On the day of Europe - 9 May, the EU Finance Ministers will convene for an extraordinary meeting to discuss the Commission proposal for a European Stabilisation Mechanism. The decision for the urgent ECOFIN has been taken at the meeting of the eurozone countries late on Friday, 7 May.
Although no details from the proposal have been officially reported yet, it is expected a special eurozone Fund to be created with a budget of around 70 billion euros. The aim is to protect the countries of the Economic and Monetary Union from speculative attacks by financial markets, as it becomes clear from the statements of some euro leaders. It was market pressures that forced Greece to request emergency assistance from the EU and the IMF because of the rapidly rising interest rates of its loans. The same danger is threatening Portugal and Spain, after their credit ratings have been lowered.
At a briefing after the meeting, Commission President Jose Manuel Barroso refused to provide details about the proposal for a European Stabilisation Mechanism before it was discussed and, most likely, adopted by the EU finance ministers on Sunday.
"We will defend the euro at any price, we have several tools available and will use them", Barroso said. Asked how the proposed stabilisation mechanism will be financed, he said only that it would be within the existing financial resources, as defined in the Union budget. With the opening of markets on Monday Europe will be ready to defend the euro, this is the message we want to send, French President Nicolas Sarkozy said in a statement.
Late last night the eurozone leaders have approved the agreement with Greece on the package worth 110 billion euros over three years, of which 80 billion will come from Europe and the rest - from the IMF. A statement by the eurozone leaders defined the programme, adopted by the Greek Parliament, as "ambitious and realistic."
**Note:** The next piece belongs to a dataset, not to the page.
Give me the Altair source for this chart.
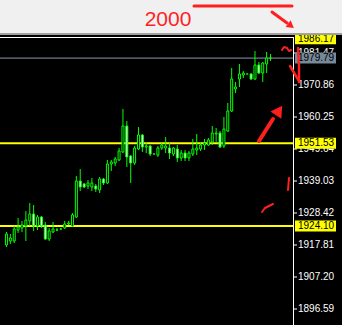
import altair as alt
import pandas as pd

# ---- candles (one bar per slot, oldest first) ----
opens = [1917.81, 1919.13, 1919.13, 1922.78, 1923.44, 1924.11, 1925.77, 1928.09, 1924.11, 1927.09,
         1924.44, 1919.80, 1922.12, 1922.78, 1923.11, 1923.44, 1924.77, 1924.11, 1927.09, 1939.03,
         1938.04, 1937.37, 1937.04, 1937.37, 1936.05, 1939.69, 1938.37, 1944.67, 1945.00, 1945.99,
         1948.65, 1957.27, 1947.32, 1945.00, 1949.64, 1954.28, 1950.30, 1950.64, 1947.98, 1947.65,
         1949.97, 1949.97, 1949.97, 1947.98, 1949.64, 1946.66, 1948.31, 1946.66, 1947.98, 1949.31,
         1949.64, 1950.97, 1950.97, 1951.96, 1954.62, 1954.95, 1950.64, 1955.61, 1962.24, 1969.54,
         1972.85, 1974.18, 1974.51, 1974.51, 1972.85, 1977.50, 1974.84, 1977.83, 1979.79]
highs = [1922.12, 1921.46, 1924.11, 1926.76, 1925.77, 1929.08, 1931.73, 1931.07, 1927.76, 1927.42,
         1925.43, 1923.44, 1925.43, 1923.44, 1923.44, 1925.77, 1925.77, 1928.42, 1940.69, 1943.01,
         1938.37, 1939.36, 1940.02, 1938.04, 1940.36, 1940.02, 1945.99, 1945.99, 1946.99, 1949.97,
         1962.91, 1958.93, 1947.65, 1950.64, 1956.94, 1954.62, 1951.96, 1950.97, 1947.98, 1950.64,
         1951.63, 1953.62, 1951.63, 1950.30, 1950.97, 1949.31, 1949.31, 1948.98, 1952.96, 1954.62,
         1951.96, 1952.96, 1953.29, 1957.27, 1956.60, 1955.61, 1960.25, 1964.89, 1976.50, 1971.86,
         1977.83, 1975.51, 1974.51, 1974.84, 1982.14, 1978.49, 1978.49, 1981.81, 1981.14]
lows = [1917.14, 1918.14, 1918.47, 1921.79, 1922.12, 1919.13, 1924.11, 1922.45, 1922.78, 1923.44,
        1919.47, 1919.13, 1921.79, 1922.45, 1922.78, 1923.11, 1924.44, 1923.78, 1926.76, 1935.71,
        1936.71, 1936.38, 1935.71, 1935.38, 1935.05, 1937.70, 1938.04, 1942.35, 1944.00, 1945.66,
        1948.31, 1943.67, 1938.37, 1944.34, 1949.31, 1948.65, 1948.31, 1947.32, 1947.98, 1946.99,
        1949.31, 1948.31, 1946.33, 1947.32, 1945.33, 1945.66, 1945.66, 1945.66, 1947.32, 1947.65,
        1948.98, 1949.31, 1950.64, 1950.97, 1951.63, 1949.97, 1949.97, 1955.28, 1961.91, 1968.21,
        1970.20, 1973.18, 1974.51, 1972.52, 1972.52, 1974.51, 1971.86, 1974.84, 1978.82]
closes = [1921.46, 1920.13, 1923.11, 1923.78, 1924.44, 1926.10, 1928.09, 1924.11, 1927.09, 1924.11,
          1919.80, 1922.45, 1923.11, 1922.78, 1923.11, 1924.77, 1925.10, 1927.76, 1939.03, 1937.04,
          1937.04, 1938.37, 1938.37, 1936.38, 1939.69, 1938.37, 1944.67, 1945.33, 1946.33, 1948.98,
          1957.27, 1946.99, 1945.00, 1949.97, 1954.28, 1950.30, 1950.64, 1947.98, 1947.98, 1949.97,
          1950.97, 1950.64, 1948.31, 1949.97, 1946.66, 1948.31, 1946.66, 1948.31, 1949.64, 1949.97,
          1950.97, 1951.63, 1952.63, 1954.95, 1954.95, 1950.30, 1956.27, 1962.24, 1972.85, 1970.20,
          1974.51, 1974.84, 1974.51, 1972.85, 1977.50, 1974.84, 1978.16, 1979.82, 1979.79]

# ---- price scale and horizontal levels ----
scale_ticks = [1896.59, 1907.20, 1917.81, 1928.42, 1939.03, 1949.64, 1960.25, 1970.86, 1981.47]
level_prices = [1951.53, 1924.10]
tag_prices = [1986.17, 1951.53, 1924.10]
bid_price = 1979.79
price_window = [1891.28, 1999.05]

# ---- hand-drawn markup (canvas pixels) ----
stroke_id = ["top", "top", "tip", "tip", "up", "up", "up",
             "wave", "wave", "wave", "wave", "wave",
             "vee", "vee", "vee", "barb", "barb",
             "curl", "curl", "curl", "curl", "tick", "tick"]
stroke_px = [194, 292, 272, 287, 259, 266, 273,
             282, 284, 287, 289, 291,
             298, 299, 299, 290, 299,
             262, 265, 269, 273, 289, 288]
stroke_py = [6, 6, 12, 23, 141, 130, 119,
             50, 47, 48, 51, 50,
             48, 66, 82, 66, 81,
             212, 208, 206, 204, 178, 190]
stroke_w = [3, 3, 3, 3, 4, 4, 4,
            2, 2, 2, 2, 2,
            2.5, 2.5, 2.5, 2.5, 2.5,
            2, 2, 2, 2, 2, 2]
head_px = [290, 278]
head_py = [25, 112]
head_angle = [127, 34]
head_size = [70, 170]

GREEN = "#00ff00"
RED = "#ff1f1f"
FONT = "Liberation Sans"

n = len(opens)
candles = pd.DataFrame({
    "slot": list(range(n)),
    "open": opens, "high": highs, "low": lows, "close": closes,
})
candles["side"] = ["down" if c < o else "up" for o, c in zip(opens, closes)]

x_enc = alt.X("slot:Q", scale=alt.Scale(domain=[-0.375, 85.125], nice=False, zero=False), axis=None)
y_scale = alt.Scale(domain=price_window, nice=False, zero=False)


def py(field):
    return alt.Y(field, scale=y_scale, axis=None)


base = alt.Chart(candles)

wicks = base.mark_rule(color=GREEN, strokeWidth=1).encode(
    x=x_enc, y=py("low:Q"), y2="high:Q")

bodies = base.mark_bar(size=2, stroke=GREEN, strokeWidth=1).encode(
    x=x_enc,
    y=py("open:Q"),
    y2="close:Q",
    fill=alt.condition(alt.datum.side == "down", alt.value("#ffffff"), alt.value("#000000")),
)

one_row = alt.Data(values=[{"k": 0}])

band = alt.Chart(one_row).mark_rect(color="#f0f0f0").encode(
    x=alt.value(0), x2=alt.value(342), y=alt.value(0), y2=alt.value(33))
band_edge = alt.Chart(one_row).mark_rect(color="#a0a0a0").encode(
    x=alt.value(0), x2=alt.value(342), y=alt.value(33), y2=alt.value(35))
frame_top = alt.Chart(one_row).mark_rule(color="#ffffff", strokeWidth=1).encode(
    x=alt.value(0), x2=alt.value(293), y=alt.value(37.5))
frame_right = alt.Chart(one_row).mark_rule(color="#ffffff", strokeWidth=1).encode(
    x=alt.value(293.5), y=alt.value(37), y2=alt.value(325))

# right-hand price scale: tick marks and labels
ticks_df = pd.DataFrame({"price": scale_ticks})
scale_marks = alt.Chart(ticks_df).mark_rule(color="#ffffff", strokeWidth=1).encode(
    y=py("price:Q"), x=alt.value(294), x2=alt.value(297))
scale_labels = alt.Chart(ticks_df).mark_text(align="left", baseline="middle", font=FONT,
                                             fontSize=10, color="#ffffff").encode(
    y=py("price:Q"), x=alt.value(298), text=alt.Text("price:Q", format=".2f"))

levels_df = pd.DataFrame({"price": level_prices})
levels = alt.Chart(levels_df).mark_rule(color="#ffff00", strokeWidth=2).encode(
    y=py("price:Q"), x=alt.value(0), x2=alt.value(293))

bid_df = pd.DataFrame({"price": [bid_price]})
bid_line = alt.Chart(bid_df).mark_rule(color="#8899aa", strokeWidth=1).encode(
    y=py("price:Q"), x=alt.value(0), x2=alt.value(293))
bid_box = alt.Chart(bid_df).mark_rule(color="#778899", strokeWidth=11, strokeCap="butt").encode(
    y=py("price:Q"), x=alt.value(295), x2=alt.value(336))
bid_text = alt.Chart(bid_df).mark_text(align="left", baseline="middle", font=FONT, fontSize=10,
                                       color="#000000").encode(
    y=py("price:Q"), x=alt.value(298), text=alt.Text("price:Q", format=".2f"))

tags_df = pd.DataFrame({"price": tag_prices})
tag_box = alt.Chart(tags_df).mark_rule(color="#ffff00", strokeWidth=11, strokeCap="butt").encode(
    y=py("price:Q"), x=alt.value(295), x2=alt.value(336))
tag_text = alt.Chart(tags_df).mark_text(align="left", baseline="middle", font=FONT, fontSize=10,
                                        color="#000000").encode(
    y=py("price:Q"), x=alt.value(298), text=alt.Text("price:Q", format=".2f"))

price_panel = alt.layer(frame_top, frame_right, scale_marks, scale_labels, levels, bid_line,
                        wicks, bodies, bid_box, bid_text, tag_box, tag_text, band, band_edge)

# ---- markup layer in canvas pixel space ----
sx = alt.Scale(domain=[0, 342], nice=False, zero=False)
sy = alt.Scale(domain=[325, 0], nice=False, zero=False)

strokes = pd.DataFrame({"id": stroke_id, "px": stroke_px, "py": stroke_py, "w": stroke_w})
strokes["seq"] = range(len(strokes))
ink = alt.Chart(strokes).mark_line(color=RED, strokeCap="round", strokeJoin="round").encode(
    x=alt.X("px:Q", scale=sx, axis=None),
    y=alt.Y("py:Q", scale=sy, axis=None),
    detail="id:N",
    order="seq:Q",
    strokeWidth=alt.StrokeWidth("w:Q", scale=None, legend=None),
)

heads_df = pd.DataFrame({"px": head_px, "py": head_py, "ang": head_angle, "sz": head_size})
heads = alt.Chart(heads_df).mark_point(shape="triangle", filled=True, color=RED, opacity=1).encode(
    x=alt.X("px:Q", scale=sx, axis=None),
    y=alt.Y("py:Q", scale=sy, axis=None),
    angle=alt.Angle("ang:Q", scale=None),
    size=alt.Size("sz:Q", scale=None, legend=None),
)

target_df = pd.DataFrame({"px": [168], "py": [20], "txt": ["2000"]})
target = alt.Chart(target_df).mark_text(font=FONT, fontSize=21, color=RED, baseline="middle",
                                        align="center").encode(
    x=alt.X("px:Q", scale=sx, axis=None),
    y=alt.Y("py:Q", scale=sy, axis=None),
    text="txt:N",
)

markup = alt.layer(ink, heads, target)

chart = alt.layer(price_panel, markup).resolve_scale(
    x="independent", y="independent"
).properties(
    width=342, height=325, padding=0, autosize="none"
).configure(background="#000000").configure_view(stroke=None)

chart.save("out.html", embed_options={"renderer": "svg", "actions": False})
“The decisions we are taking reflect the principles of responsibility and solidarity, enshrined in the Lisbon Treaty, which are at the core of the monetary union,” the statement underlines.
The eurozone countries are unanimous that the consolidation of public finances is a priority for all and they will take the necessary measures to comply with the fiscal targets for 2010 and subsequent years in accordance with the Excessive Deficit Procedure. By the end of June the Council of finance ministers will review the situation based on an assessment of the Commission. It, in turn, should increase pressure on member states to respect the criteria of the Stability and Growth Pact.
On 12 May the Commission will present its comprehensive vision for reform in three main areas:
- Widening and strengthening the coordination and surveillance of economic policies of euro area countries, while paying particular attention to debt and competitiveness;
- Strengthen the monitoring procedures in the euro area countries, including through more rigorous implementation of the Stability and Growth Pact and more effective sanctions;
- Establishing a crisis management mechanism while preserving the principle of independent budget responsibility of the Member States. (One of the measures proposed by the European Commission provides for it to be entitled to examine national budgets of eurozone countries before they are submitted to national parliaments for approval.)
According to the leaders of the eurozone, the market situation requires urgent action to be taken with respect to regulation and supervision. "Increasing transparency and supervision in derivatives markets and dealing with the role of rating agencies are among the key priorities for the EU. We also agreed on intensifying the work on crisis management and resolution in the financial sector and on a fair and substantial contribution of the financial sector to the costs of crises. The work on assessing whether more steps are necessary in view of recent speculation against sovereign debtors should be sped up."
These issues will be discussed at the June European Council in the context of the Commission proposal. The European Union should come up with a common position for the G20 summit in June, where progress is expected on the topic. After the last meeting of the G20 finance ministers it became clear that there are considerable differences between the countries on key issues. The IMF is expected to issue a final proposal for the introduction of global bank levies, so banks to be forced to finance their own future difficulties and also to prevent new crises of the current scale.